What has been your most exciting experience as an art detective?
On September 1, 1993, I was acting as an undercover cop portraying myself as a middleman for Middle Eastern wheeler-dealers. A Belgian gendarme was posing as my driver/bodyguard at Antwerp Airport. We went into the airport restaurant that morning and met two Irish gangsters who were part of a gang run by Martin “The General” Cahill in Dublin. After initial pleasantries, I went outside with one of the two gangsters to the airport car park where in the back of a Peugeot sports car were several large sports bags. In one was the famous painting of A Lady Writing a Letter with her Maid by Jan Vermeer and in another was Goya’s famous portrait of Dona Antonia Zarate. I gave a secret signal and two large cars quietly pulled up with the Gendarme SWAT Squad in them. They all piled out and pointed their ‘Dirty Harry’ .44 Magnums at us and shouted in Flemish (which I don’t speak) to lie on the ground. And that was it, our plan had worked. It had taken seven years from the time of the theft of those paintings from Russborough House in County Wicklow, Ireland in May 1986.

Since the pieces stolen are impossible to sell, what could be the reasons for art theft?
There must be individual quirks among those who steal masterpieces. In my experience, there are no Dr No, Mr Big or Captain Nemo types who collect these kinds of things for themselves, nor as you point out is there a market for them. So, the allure or aesthetic magnetism of a given masterpiece is a factor, but stupid greed is more often the over-riding factor in their theft.

What do you like about art detective work?

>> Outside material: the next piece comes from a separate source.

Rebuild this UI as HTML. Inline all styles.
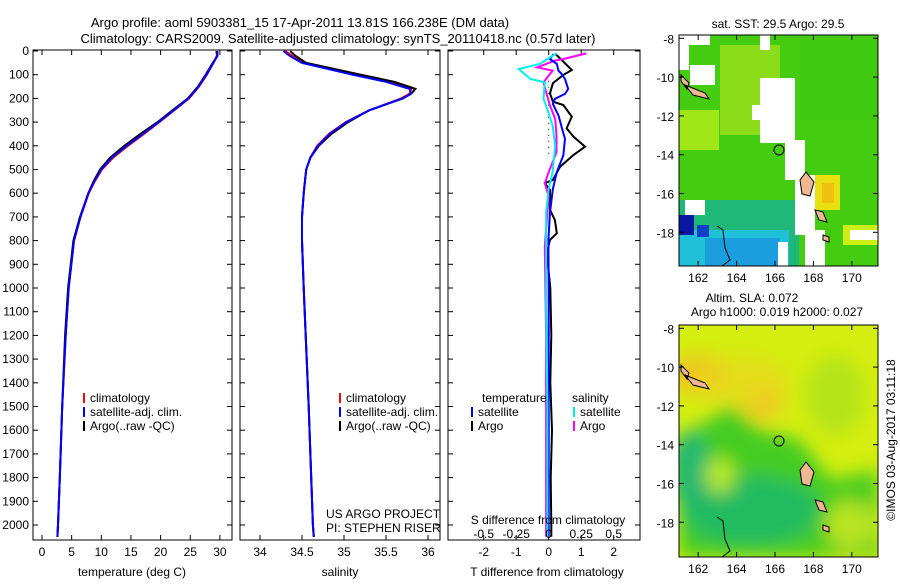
<!DOCTYPE html>
<html><head><meta charset="utf-8"><style>
body{margin:0;background:#fff;}
svg text{font-family:"Liberation Sans",sans-serif;fill:#000;}
</style></head><body>
<svg id="c" width="900" height="580" xmlns="http://www.w3.org/2000/svg">
<defs>
<filter id="bl" x="-50%" y="-50%" width="200%" height="200%"><feGaussianBlur stdDeviation="9"/></filter>
<clipPath id="m1c"><rect x="679" y="35" width="199" height="231"/></clipPath>
<clipPath id="m2c"><rect x="679" y="325" width="199" height="232"/></clipPath>
</defs>
<text x="300" y="27" font-size="13" text-anchor="middle">Argo profile: aoml 5903381_15 17-Apr-2011 13.81S 166.238E (DM data)</text>
<text x="338" y="43" font-size="13" text-anchor="middle">Climatology: CARS2009. Satellite-adjusted climatology: synTS_20110418.nc (0.57d later)</text>
<g id="p1"></g>
<g id="p2"></g>
<g id="p3"></g>

<g>
<text x="778" y="28" font-size="12" text-anchor="middle">sat. SST: 29.5 Argo: 29.5</text>
<g clip-path="url(#m1c)">
<rect x="679" y="35" width="199" height="231" fill="#44cc10"/>
<rect x="720" y="45" width="60" height="90" fill="#a8e41c" opacity="0.7"/>
<rect x="800" y="40" width="78" height="80" fill="#3cc810" opacity="0.6"/>
<rect x="679" y="110" width="40" height="40" fill="#b8ec1a" opacity="0.8"/>
<rect x="815" y="175" width="25" height="35" fill="#e8e010"/>
<rect x="822" y="183" width="12" height="20" fill="#f0c010"/>
<rect x="843" y="225" width="35" height="20" fill="#ccee14"/>
<rect x="679" y="200" width="120" height="66" fill="#20b878"/>
<rect x="679" y="230" width="110" height="36" fill="#20c0d8"/>
<rect x="705" y="238" width="75" height="28" fill="#1a90e0" opacity="0.7"/>
<rect x="679" y="215" width="15" height="20" fill="#0818a0"/>
<rect x="697" y="225" width="12" height="12" fill="#1040c8"/>
<rect x="680" y="35" width="30" height="10" fill="#fff"/>
<rect x="679" y="35" width="10" height="35" fill="#fff"/>
<rect x="690" y="65" width="25" height="20" fill="#fff"/>
<rect x="760" y="35" width="10" height="15" fill="#fff"/>
<rect x="760" y="78" width="35" height="65" fill="#fff"/>
<rect x="752" y="105" width="15" height="15" fill="#fff"/>
<rect x="785" y="140" width="20" height="40" fill="#fff"/>
<rect x="795" y="175" width="20" height="60" fill="#fff"/>
<rect x="805" y="230" width="20" height="36" fill="#fff"/>
<rect x="685" y="200" width="20" height="15" fill="#fff"/>
<rect x="850" y="230" width="28" height="10" fill="#fff"/>
<rect x="778" y="242" width="10" height="24" fill="#fff"/>
<path d="M681,75 l8,8 l-2,6 l-6,-8z M685,85 l20,8 l4,6 l-16,-4z M800,180 l6,-8 l8,10 l-4,14 l-8,-2z M815,210 l8,2 l4,10 l-8,-2z M823,235 l6,2 l0,5 l-6,-2z" fill="#f0b890" stroke="#000" stroke-width="1"/>
<path d="M717,226 l6,4 l2,18 l5,12 l-8,6" fill="none" stroke="#000"/>
</g>
<rect x="679" y="35" width="199" height="231" fill="none" stroke="#000"/>
<circle cx="779" cy="150" r="5" fill="none" stroke="#000"/>
</g>

<g>
<text x="752" y="302" font-size="12" text-anchor="middle">Altim. SLA: 0.072</text>
<text x="777" y="316" font-size="12" text-anchor="middle">Argo h1000: 0.019 h2000: 0.027</text>
<g clip-path="url(#m2c)">
<rect x="679" y="325" width="199" height="232" fill="#d4ee10"/>
<g filter="url(#bl)">
<ellipse cx="700" cy="375" rx="30" ry="20" fill="#f0c020"/>
<ellipse cx="762" cy="400" rx="22" ry="20" fill="#f0c828"/>
<ellipse cx="740" cy="380" rx="50" ry="25" fill="#e8d818" opacity="0.7"/>
<ellipse cx="850" cy="545" rx="20" ry="15" fill="#f0d020"/>
<ellipse cx="835" cy="395" rx="30" ry="40" fill="#a8e020" opacity="0.7"/>
<path d="M679,450 L700,425 L730,405 L760,430 L800,440 L830,480 L878,470 L878,557 L679,557 Z" fill="#44cc20"/>
<ellipse cx="750" cy="510" rx="70" ry="35" fill="#20bb60"/>
<ellipse cx="690" cy="470" rx="20" ry="40" fill="#20b870"/>
<ellipse cx="720" cy="475" rx="15" ry="18" fill="#b8e828"/>
<ellipse cx="850" cy="525" rx="25" ry="25" fill="#b8e420"/>
</g>
<path d="M681,365 l8,8 l-2,6 l-6,-8z M685,375 l20,8 l4,6 l-16,-4z M800,470 l6,-8 l8,10 l-4,14 l-8,-2z M815,500 l8,2 l4,10 l-8,-2z M823,525 l6,2 l0,5 l-6,-2z" fill="#f0b890" stroke="#000" stroke-width="1"/>
<path d="M717,517 l6,4 l2,18 l5,12 l-8,6" fill="none" stroke="#000"/>
</g>
<rect x="679" y="325" width="199" height="232" fill="none" stroke="#000"/>
<circle cx="779" cy="441" r="5" fill="none" stroke="#000"/>
</g>
<text transform="translate(895,440) rotate(-90)" font-size="12" text-anchor="middle">©IMOS 03-Aug-2017 03:11:18</text>
</svg>
<script>
// ---- data ----
const depthT = [0,20,50,100,150,200,250,300,350,400,450,500,550,600,700,800,1000,1200,1500,1800,2000,2050];
const tempArgo = [29.5,29.6,28.8,27.6,26.3,24.6,22.0,19.5,16.6,13.9,11.5,9.8,8.7,7.8,6.4,5.3,4.4,3.9,3.4,3.0,2.7,2.6];
const tempClim = [29.4,29.5,28.9,27.8,26.5,24.8,22.3,19.8,17.2,14.5,12.0,10.1,8.9,7.9,6.5,5.4,4.5,4.0,3.4,3.0,2.7,2.6];
const tempSat  = [29.6,29.6,28.9,27.7,26.4,24.7,22.2,19.7,17.0,14.3,11.8,10.0,8.8,7.8,6.5,5.4,4.5,4.0,3.4,3.0,2.7,2.6];
const depthS = [0,20,50,100,130,160,180,200,250,300,350,400,450,500,600,700,800,1000,1500,2000,2050];
const salArgo = [34.36,34.42,34.55,35.2,35.6,35.85,35.8,35.7,35.3,35.05,34.85,34.7,34.6,34.55,34.52,34.5,34.5,34.52,34.58,34.63,34.64];
const salClim = [34.3,34.38,34.52,35.15,35.55,35.8,35.78,35.68,35.3,35.02,34.82,34.68,34.6,34.55,34.52,34.5,34.5,34.52,34.58,34.63,34.64];
const salSat  = [34.28,34.35,34.5,35.1,35.5,35.78,35.8,35.7,35.3,35.03,34.83,34.69,34.6,34.55,34.52,34.5,34.5,34.52,34.58,34.63,34.64];
const dTArgoDepth = [10,80,101,136,179,214,228,277,326,361,404,439,488,544,558,586,671,713,769,797,854,1000,1200,1400,1600,1800,2000,2050];
const dTArgo = [0.19,0.71,0.45,0.13,0.04,0.13,0.45,0.71,0.55,0.76,1.12,0.76,0.35,0.13,-0.12,0.04,0.04,0.19,0.25,0.04,-0.06,0.05,0.08,0.05,0.1,0.06,0.08,0.08];
const dTSatDepth = [13,34,55,83,97,118,160,181,202,223,272,322,371,441,511,582,681,797,1000,1500,2050];
const dTSat = [0.15,0.04,0.25,0.3,0.4,0.5,0.6,0.5,0.19,0.13,0.3,0.4,0.5,0.45,0.25,0.13,0.04,-0.01,0,0,0];
const dSArgoDepth = [10,34,40,69,83,104,132,174,230,287,357,427,511,558,614,681,825,1200,1600,2050];
const dSArgo = [0.29,0.11,0.05,-0.09,0.03,0,-0.04,-0.02,0.01,0.05,0.06,0.06,0,-0.03,0,-0.01,-0.03,-0.02,-0.02,-0.02];
const dSSatDepth = [10,55,76,118,132,202,230,315,399,511,582,681,1076,1500,2050];
const dSSat = [0.06,-0.07,-0.23,-0.14,-0.03,-0.04,-0.02,0.03,0.05,0.03,0,-0.02,-0.02,-0.01,-0.01];
const depthTicks = [0,100,200,300,400,500,600,700,800,900,1000,1100,1200,1300,1400,1500,1600,1700,1800,1900,2000];
const tempTicks = [0,5,10,15,20,25,30];
const salTicks = [34,34.5,35,35.5,36];
const salTickLabels = ['34','34.5','35','35.5','36'];
const dTTicks = [-2,-1,0,1,2];
const dSTicks = [-0.5,-0.25,0,0.25,0.5];
const dSTickLabels = ['-0.5','-0.25','0','0.25','0.5'];
const latTicks = [-8,-10,-12,-14,-16,-18];
const lonTicks = [162,164,166,168,170];

const NS='http://www.w3.org/2000/svg';
function mk(parent,tag,attrs){const e=document.createElementNS(NS,tag);for(const k in attrs)e.setAttribute(k,attrs[k]);parent.appendChild(e);return e;}
const yD = d => 51 + d*0.237;
const xT = t => 42 + t*5.93;
const xS = s => 260 + (s-34)*84;
const xDT = t => 548.7 + t*32.5;
const xDS = s => 548.7 + s*130;
const Y0=50, Y1=540;

function frame(g,x0,x1,ticksX,xf,labels,showDepth){
  const r=mk(g,'rect',{x:x0,y:Y0,width:x1-x0,height:Y1-Y0,fill:'none',stroke:'#000'});
  
  
  depthTicks.forEach(d=>{
    mk(g,'line',{x1:x0,x2:x0+5,y1:yD(d),y2:yD(d),stroke:'#000'});
    mk(g,'line',{x1:x1,x2:x1-5,y1:yD(d),y2:yD(d),stroke:'#000'});
    if(showDepth){const t=mk(g,'text',{x:x0-4,y:yD(d)+4,'font-size':12,'text-anchor':'end'});t.textContent=d;
      
      }
  });
  ticksX.forEach((v,i)=>{
    const x=xf(v);
    mk(g,'line',{x1:x,x2:x,y1:Y1,y2:Y1-5,stroke:'#000'});
    mk(g,'line',{x1:x,x2:x,y1:Y0,y2:Y0+5,stroke:'#000'});
    const t=mk(g,'text',{x:x,y:Y1+16,'font-size':12,'text-anchor':'middle'});t.textContent=labels?labels[i]:v;
    
    
  });
}
function line(g,xs,ds,xf,col,w,name){
  const p=xs.map((v,i)=>(i?'L':'M')+xf(v).toFixed(1)+','+yD(ds[i]).toFixed(1)).join('');
  const e=mk(g,'path',{d:p,fill:'none',stroke:col,'stroke-width':w});
  
  
}
function txt(g,x,y,s,name,anchor){const t=mk(g,'text',{x:x,y:y,'font-size':12,'text-anchor':anchor||'start'});t.textContent=s;
  
  }
function legend(g,x,y,items,name){
  items.forEach((it,i)=>{
    mk(g,'line',{x1:x,x2:x,y1:y+i*14-9,y2:y+i*14+1,stroke:it[0],'stroke-width':2});
    txt(g,x+6,y+i*14,it[1],name);
  });
}
// panel 1
const p1=document.getElementById('p1');
frame(p1,33,232,tempTicks,xT,null,true);
line(p1,tempClim,depthT,xT,'#f00',2,'temp-climatology-line');
line(p1,tempArgo,depthT,xT,'#000',2,'temp-argo-line');
line(p1,tempSat,depthT,xT,'#00f',2,'temp-satellite-line');
txt(p1,132,576,'temperature (deg C)','x-axis-title','middle');
legend(p1,84,402,[['#f00','climatology'],['#00f','satellite-adj. clim.'],['#000','Argo(..raw -QC)']],'legend-entry');
// panel 2
const p2=document.getElementById('p2');
frame(p2,240,440,salTicks,xS,salTickLabels,false);
line(p2,salClim,depthS,xS,'#f00',2,'sal-climatology-line');
line(p2,salArgo,depthS,xS,'#000',2,'sal-argo-line');
line(p2,salSat,depthS,xS,'#00f',2,'sal-satellite-line');
txt(p2,340,576,'salinity','x-axis-title','middle');
legend(p2,340,402,[['#f00','climatology'],['#00f','satellite-adj. clim.'],['#000','Argo(..raw -QC)']],'legend-entry');
txt(p2,326,518,'US ARGO PROJECT','project-label');
txt(p2,326,532,'PI: STEPHEN RISER','pi-label');
// panel 3
const p3=document.getElementById('p3');
frame(p3,448,640,dTTicks,xDT,null,false);
mk(p3,'line',{x1:548.7,x2:548.7,y1:yD(100),y2:yD(450),stroke:'#000','stroke-dasharray':'1,5'});
line(p3,dTArgo,dTArgoDepth,xDT,'#000',2,'dT-argo-line');
line(p3,dSArgo,dSArgoDepth,xDS,'#f0f',2,'dS-argo-line');
line(p3,dTSat,dTSatDepth,xDT,'#00f',2,'dT-satellite-line');
line(p3,dSSat,dSSatDepth,xDS,'#0ee',2,'dS-satellite-line');
txt(p3,547,576,'T difference from climatology','x-axis-title','middle');
txt(p3,548,524,'S difference from climatology','s-axis-title','middle');
dSTicks.forEach((v,i)=>txt(p3,xDS(v),538,dSTickLabels[i],'s-tick-label','middle'));
txt(p3,482,402,'temperature','legend-header');
txt(p3,572,402,'salinity','legend-header');
legend(p3,472,416,[['#00f','satellite'],['#000','Argo']],'legend-entry');
legend(p3,574,416,[['#0ee','satellite'],['#f0f','Argo']],'legend-entry');
// map axes
function mapAxes(top,bottom,latAt8){
  const g=document.getElementById('c');
  latTicks.forEach(l=>{const y=latAt8+(-8-l)*19.4;
    mk(g,'line',{x1:679,x2:684,y1:y,y2:y,stroke:'#000'});mk(g,'line',{x1:878,x2:873,y1:y,y2:y,stroke:'#000'});
    txt(g,674,y+5,String(l),'lat-tick-label','end');});
  lonTicks.forEach(l=>{const x=679+(l-161)*19.2;
    mk(g,'line',{x1:x,x2:x,y1:top,y2:top+5,stroke:'#000'});mk(g,'line',{x1:x,x2:x,y1:bottom,y2:bottom-5,stroke:'#000'});
    txt(g,x,bottom+16,String(l),'lon-tick-label','middle');});
}
mapAxes(35,266,38.3);
mapAxes(325,557,328.3);
</script>
</body></html>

The opportunity to take part in an investigation into armed robberies led me to become an undercover cop specialising in art crime when I was at Scotland Yard. The greatest appeals to me were that I was good at it and it was worth doing. It is difficult to become a police art detective because it is time-consuming and expensive. I would suggest that investigative journalism and computer research are the future for art detective work.